I checked the database manually and prevented duplicate job templates in job groups, mainly some lvm, cryptlvm scenarios which were defined both in the production YaST job groups as well as test development so I simply deleted them from the test development job groups. Then I called the content of the migration scripts again to apply the changes.
Updated by mkittler about 5 years ago
- Category deleted (
Regressions/Crashes) - Status changed from Resolved to In Progress
- Assignee changed from okurz to livdywan
Note that neither the ticket nor the PR state that the final version did not include an automatic remedy.
@okurz I mentioned the problem: "I'm wondering whether it is worth/required to add a migration for detecting job templates which are wrongly "shared" between job groups." (https://github.com/os-autoinst/openQA/pull/2345#pullrequestreview-292266649-body-html)

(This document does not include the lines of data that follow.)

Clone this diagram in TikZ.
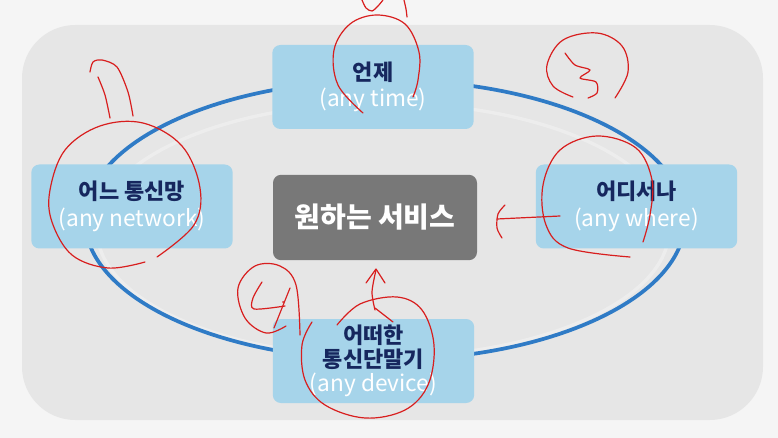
\documentclass[tikz,border=0pt]{standalone}
\usepackage{fontspec}
\usepackage{xcolor}
\newfontfamily\kr{Noto Sans CJK KR}
\definecolor{pagegrey}{HTML}{F5F5F5}
\definecolor{panelgrey}{HTML}{E6E6E6}
\definecolor{tileblue}{HTML}{A6D4EA}
\definecolor{navy}{HTML}{16275E}
\definecolor{ringblue}{HTML}{2F7BC6}
\definecolor{hubgrey}{HTML}{787878}
\definecolor{inkred}{HTML}{D81E1E}

\begin{document}
\begin{tikzpicture}[x=0.75pt,y=0.75pt,yscale=-1,xscale=1,
	tile/.style={fill=tileblue, rounded corners=6pt, minimum width=151pt, minimum height=63pt, inner sep=0pt, align=center, font=\kr\fontsize{16.5}{20}\selectfont},
	hub/.style={fill=hubgrey, rounded corners=6pt, minimum width=153pt, minimum height=64pt, inner sep=0pt, text=white, font=\kr\bfseries\fontsize{21}{24}\selectfont},
	scrawl/.style={draw=inkred, line width=0.9pt, line cap=round, line join=round}]
	% page and panel
	\fill [pagegrey] (0,0) rectangle (778,438) ;
	\useasboundingbox (0,0) rectangle (778,438) ;
	\fill [panelgrey, rounded corners=40pt] (22,25) rectangle (763,420) ;
	% ring
	\draw [white, opacity=0.3, line width=2.5pt] (383,230) ellipse (286 and 127) ;
	\draw [ringblue, line width=2.8pt] (385,220) ellipse (300 and 140) ;
	% boxes
	\node [tile] (time) at (373,87) {{\bfseries\color{navy}언제}\\{\color{white}\fontsize{17}{20}\selectfont(any time)}} ;
	\node [tile] (network) at (132,206.5) {{\bfseries\color{navy}어느 통신망}\\{\color{white}\fontsize{17}{20}\selectfont(any network)}} ;
	\node [tile] (where) at (636.5,206.5) {{\bfseries\color{navy}어디서나}\\{\color{white}\fontsize{17}{20}\selectfont(any where)}} ;
	\node [tile, font=\kr\fontsize{16.5}{18}\selectfont] (device) at (373.5,361) {{\bfseries\color{navy}어떠한}\\{\bfseries\color{navy}통신단말기}\\{\color{white}\fontsize{17}{18}\selectfont(any device)}} ;
	\node [hub] (service) at (375,217.5) {원하는 서비스} ;
	% red marks, top
	\draw [scrawl] plot [smooth, tension=0.6] coordinates {(363,113) (338,85) (334,50) (350,24) (377,15) (405,24) (419,52) (418,80) (413,97)} ;
	\draw [scrawl] plot [smooth] coordinates {(362,0) (366,8) (372,11) (378,6) (383,0)} ;
	\draw [scrawl] plot [smooth] coordinates {(404,0) (406,9) (407,17)} ;
	% red marks, left
	\draw [scrawl] plot [smooth] coordinates {(98,77) (105,95) (110,118)} ;
	\draw [scrawl] plot [smooth] coordinates {(90,72) (93,62) (102,60) (117,67) (128,92) (133,116)} ;
	\draw [scrawl] plot [smooth, tension=0.6] coordinates {(145,262) (108,268) (72,255) (52,222) (50,190) (65,150) (100,126) (143,123) (182,146) (200,188) (194,225) (157,257)} ;
	% red marks, three
	\draw [scrawl] plot [smooth, tension=0.6] coordinates {(573,97) (553,86) (547,65) (563,40) (597,33) (622,46) (628,72) (615,98)} ;
	\draw [scrawl] plot [smooth, tension=0.5] coordinates {(565,53) (575,65) (590,70) (580,78) (596,82) (597,93) (588,98)} ;
	% red marks, right
	\draw [scrawl] plot [smooth, tension=0.6] coordinates {(630,257) (568,248) (546,225) (543,185) (560,150) (597,136) (636,148) (652,180) (650,215) (643,242)} ;
	\draw [scrawl] plot [smooth] coordinates {(505,205) (498,214) (497,228) (502,238)} ;
	\draw [scrawl] (497,219) -- (560,216) ;
	% red marks, bottom
	\draw [scrawl] plot [smooth, tension=0.6] coordinates {(337,325) (360,304) (397,297) (422,310) (434,345) (428,385) (405,410) (365,418) (325,405) (305,380) (302,345) (312,322)} ;
	\draw [scrawl] plot [smooth, tension=0.6] coordinates {(286,326) (266,333) (245,318) (238,288) (255,266) (280,266) (296,285) (300,335)} ;
	\draw [scrawl] plot [smooth] coordinates {(262,282) (253,298) (254,309) (285,306)} ;
	\draw [scrawl] (290,288) -- (274,328) ;
	\fill [inkred] (283,302) circle (1) ;
	\draw [scrawl] plot [smooth] coordinates {(375,310) (372,292) (376,270)} ;
	\draw [scrawl] (366,283) -- (376,269) -- (385,283) ;
	\draw [scrawl] (375,308) -- (393,322) ;
\end{tikzpicture}
\end{document}
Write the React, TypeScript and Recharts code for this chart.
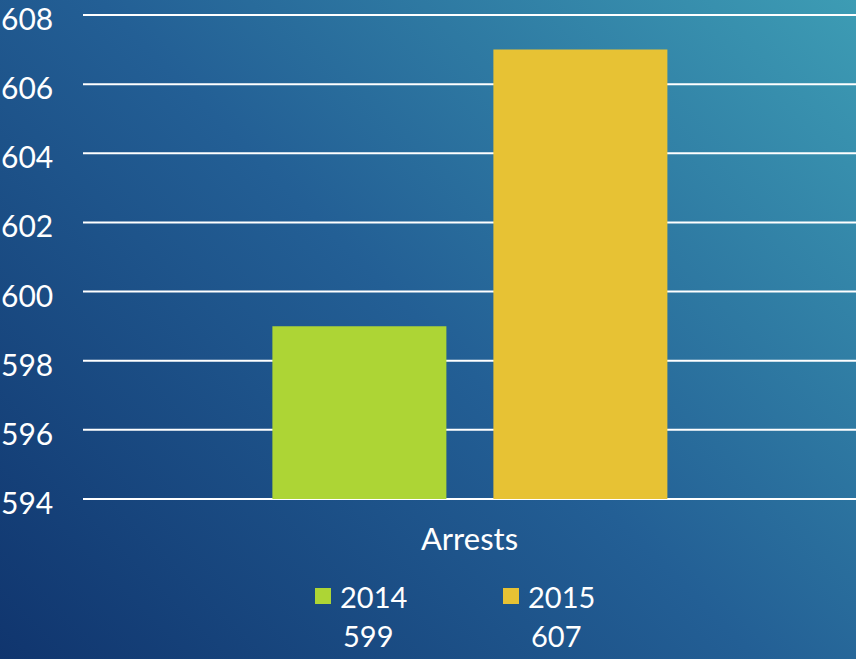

I checked the database manually and prevented duplicate job templates in job groups, mainly some lvm, cryptlvm scenarios which were defined both in the production YaST job groups as well as test development so I simply deleted them from the test development job groups. Then I called the content of the migration scripts again to apply the changes.
Thanks. I guess then we can save the work of implementing an automatic database migration for this.
This migration should have been tested with recent OSD data (like almost every migration).
Updated by okurz about 5 years ago
- Category set to Regressions/Crashes
- Status changed from In Progress to Resolved
- Target version set to Current Sprint
@mkittler I think you have reopened the ticket by mistake because you even removed the category.